On Sunday, the Dubai Supreme Council of Energy (DSCE) announced a series of incentives to promote the use of zero-electric vehicles, including free charging until 2019, free parking at designated green parking spaces, free Salik tag and free car registration.
“The pack of incentives announced in Dubai recently is a great step forward but more needs to be done if we actually need to see a green mobility solution. In the West, the authorities have announced tax exemption, subsidised prices of electric cars as well as allowing the electric cars to use priority lanes” said Samer Alawiye, Smart Parking CEO and one of the speakers at the conference. Martin Tillman, director of Transport Planning at Aecom, agreed.
Tillman added that the availability of infrastructure is important but for people to use these facilities is more important.
“In London, for example, the electric vehicles are exempted from the congestion tax as well as the road toll, we could have something similar here, which would be a great incentive,” he added.
One of the highlights of many of the experts at the conference was the integration of facilities.
“Having the charging stations and incentives in one emirate alone will not be enough. We will need to have the stations in all emirates and more importantly the payment system for all emirates should be the same, which means a Dubai resident should be able to conveniently charge in Abu Dhabi and vice versa, without having to access two different payment systems,” Said Fatmah Al Hantoubi, lead officer of Transportation Mobility, at the Abu Dhabi Department of Municipal Affairs and Transport.

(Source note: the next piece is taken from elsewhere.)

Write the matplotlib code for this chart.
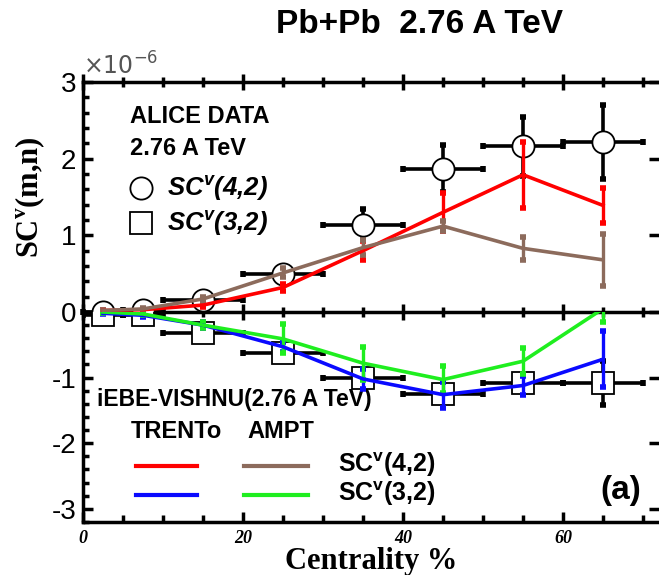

Suggesting an integration approach, Alawiye said a standard mobile app that provides access to all stations across the country could be one of the solutions.
“What authorities can do is that they can launch a unified app and the registered users could be allowed to charge from any part of the country, the local authorities can then send the charging bill to the electricity authority where the user is based so that they can charge the user accordingly,” he said.
The federal government has authorized all its ministries and federal agencies to convert 10 percent of their fleet to EVs while the long-term plan is to replace 20 percent of all government vehicles to EVs.
In Dubai, the government has authorized all its departments and agencies to install 10 percent EV on its fleet by 2020.
According to DSCE, an estimated 2,100 EVs will be joining the Dubai Government fleet by 2020.
DSCE also aims to convert 2 percent to zero emission, with an estimated 34,000 expected to hit the streets of Dubai by 2020.
Currently, Dubai has 274 EVs and 431 hybrid vehicles registered in the emirate.